Undergraduate Student Government Downtown is starting off the semester light on major goals and senators but has plans to address both soon.
The student government, which has not had a full Senate in its history, only has four elected members to start the semester, similar to last year’s Senate.
President Frank Smith III said USGD interviewed potential senators over the weekend and aimed to appoint several of them at the first Senate meeting. The goal, as it has been since the Downtown student government was created, is to get a full Senate and complete representation of all schools on campus.
“We have some amazing applicants, so we should get a full staff,” Smith said.
Unlike former, two-term USGD President Joseph Grossman, Smith does not yet have overarching plans for the Downtown campus or university-wide goals.
Smith is not planning to take on tuition as Grossman did, instead deciding to focus on the smaller fees that can incrementally add to a student’s cost of attendance.
For example, Smith said he is planning for USGD to cover equipment-rental fees for students at the new Downtown campus Sun Devil Fitness Complex.
He also wants to continue previous administrations’ attempts to outreach more effectively with Downtown students. Smith said he thinks the students on campus still don’t know they have student government as a resource, and he wants to change that.

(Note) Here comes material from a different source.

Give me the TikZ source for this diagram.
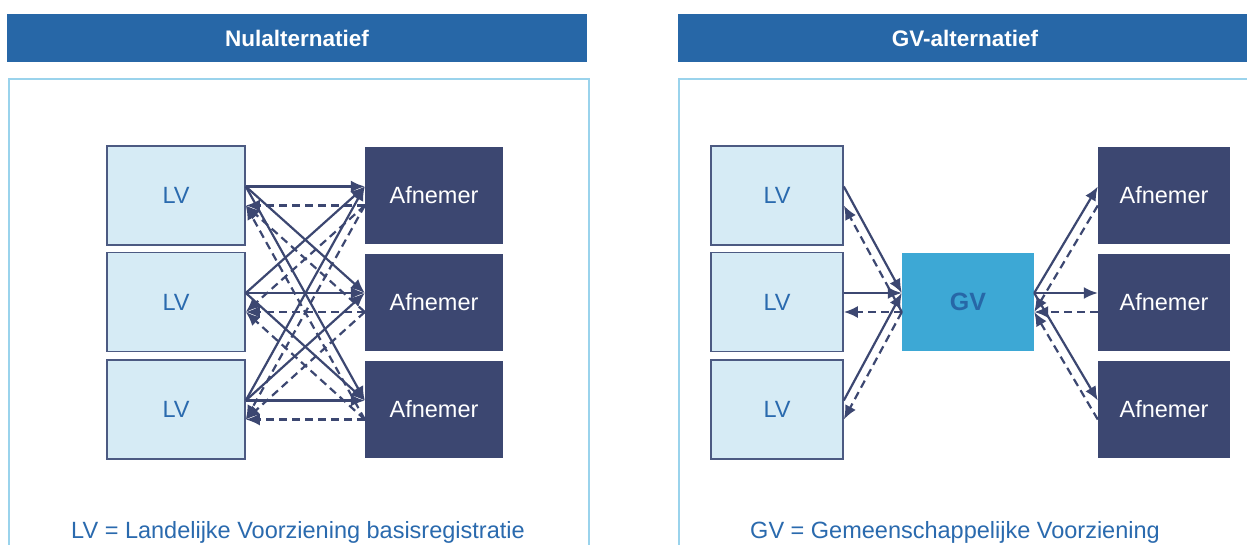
\documentclass[tikz,border=0pt]{standalone}
\usepackage{fontspec}
\setmainfont{Liberation Sans}
\usetikzlibrary{arrows.meta}
\definecolor{hdrblue}{RGB}{39,103,167}
\definecolor{frameblue}{RGB}{154,211,236}
\definecolor{lvfill}{RGB}{214,235,245}
\definecolor{lvborder}{RGB}{76,90,130}
\definecolor{afn}{RGB}{60,71,113}
\definecolor{gvfill}{RGB}{61,168,213}
\definecolor{txtblue}{RGB}{42,106,174}
\tikzset{
  hdr/.style={fill=hdrblue, draw=none, text=white, font=\fontsize{22.5}{24}\selectfont\bfseries, minimum height=48pt, inner sep=0pt},
  panel/.style={draw=frameblue, line width=1.3pt},
  lvbox/.style={fill=lvfill, draw=lvborder, line width=1.6pt, text=txtblue, font=\fontsize{23.5}{25}\selectfont, minimum height=99pt, inner sep=0pt},
  afbox/.style={fill=afn, draw=none, text=white, font=\fontsize{23.5}{25}\selectfont, minimum height=97pt, inner sep=0pt},
  gvbox/.style={fill=gvfill, draw=none, text=hdrblue, font=\fontsize{25}{27}\selectfont\bfseries, minimum width=132pt, minimum height=98pt, inner sep=0pt},
  legend/.style={text=txtblue, font=\fontsize{23.5}{25}\selectfont, anchor=base, inner sep=0pt},
  sol/.style={draw=afn, line width=2.2pt, -{Latex[length=14pt,width=12pt]}},
  dsh/.style={draw=afn, line width=2.2pt, dash pattern=on 8pt off 5pt, -{Latex[length=14pt,width=12pt]}},
}
\begin{document}
\begin{tikzpicture}[x=1pt,y=-1pt]
\useasboundingbox (0,0) rectangle (1247,544);
\clip (0,0) rectangle (1247,544);
\fill[white] (0,0) rectangle (1247,544);
% headers
\node[hdr, minimum width=580pt] (H1) at (297,38) {Nulalternatief};
\node[hdr, minimum width=574pt] (H2) at (965,38) {GV-alternatief};
% panels
\draw[panel] (9,79) rectangle (589,570);
\draw[panel] (679,79) rectangle (1260,570);
% left diagram
\foreach \k/\y in {1/195.5,2/302,3/409.5}{
  \node[lvbox, minimum width=138pt] (L\k) at (176,\y) {LV};
  \node[afbox, minimum width=138pt] (A\k) at (434,\y) {Afnemer};
}
\foreach \i in {1,2,3}{
  \foreach \j in {1,2,3}{
    \draw[sol] ([yshift=9pt]L\i.east) -- ([yshift=9pt]A\j.west);
    \draw[dsh] ([yshift=-10pt]A\j.west) -- ([yshift=-10pt]L\i.east);
  }
}
% right diagram
\foreach \k/\y in {1/195.5,2/302,3/409.5}{
  \node[lvbox, minimum width=132pt] (R\k) at (777,\y) {LV};
  \node[afbox, minimum width=132pt] (B\k) at (1164,\y) {Afnemer};
}
\node[gvbox] (GV) at (968,302) {GV};
\foreach \i in {1,2,3}{
  \draw[sol] ([yshift=9pt]R\i.east) -- ([yshift=9pt]GV.west);
  \draw[dsh] ([yshift=-10pt]GV.west) -- ([yshift=-10pt]R\i.east);
  \draw[sol] ([yshift=9pt]GV.east) -- ([yshift=9pt]B\i.west);
  \draw[dsh] ([yshift=-10pt]B\i.west) -- ([yshift=-10pt]GV.east);
}
% legends
\node[legend] (T1) at (298,538) {LV = Landelijke Voorziening basisregistratie};
\node[legend] (T2) at (955,538) {GV = Gemeenschappelijke Voorziening};
\end{tikzpicture}
\end{document}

“We want the students to feel like they have a voice,” Senate President Stephany Caceres said.
Caceres said USGD members have not yet discussed their main goals for the semester, but she agreed with Smith’s objectives of appointing a full Senate and connecting with Downtown students.
Caceres and Smith are the only USGD staff members with past experience in student government. Smith was a University College senator last year, and Caceres represented the Mary Lou Fulton Teachers College.
The 2012-13 school year also started out with few senators, but each of the three senators that started the year had sat on the Senate previously. Grossman and former Vice President of Services David Bakardjiev were also returning to their roles, as were the director of finance Sam Tongue and local-affairs director Michael Homan.
“It was definitely a learning experience once I got into the position,” Homan said of his first year on the job. He had been to the First Fridays artwalks and some local concerts but didn’t know much about the community and its relationship with ASU.
Journalism freshman Cassidy Trowbridge is the local-affairs director for USGD this year. Trowbridge is responsible for outreach in the downtown community.
“This job meant a lot to me … that I was able to get involved immediately,” Trowbridge said. “My goal, first and foremost, is to get familiar with the community.”
She said she didn’t have much knowledge about downtown, with her main contact being from her participation in the Walter Cronkite School’s summer high-school journalism program.
“Experience is always going to be valuable,” Homan said. “But, at the end of the day, everyone has to start somewhere.”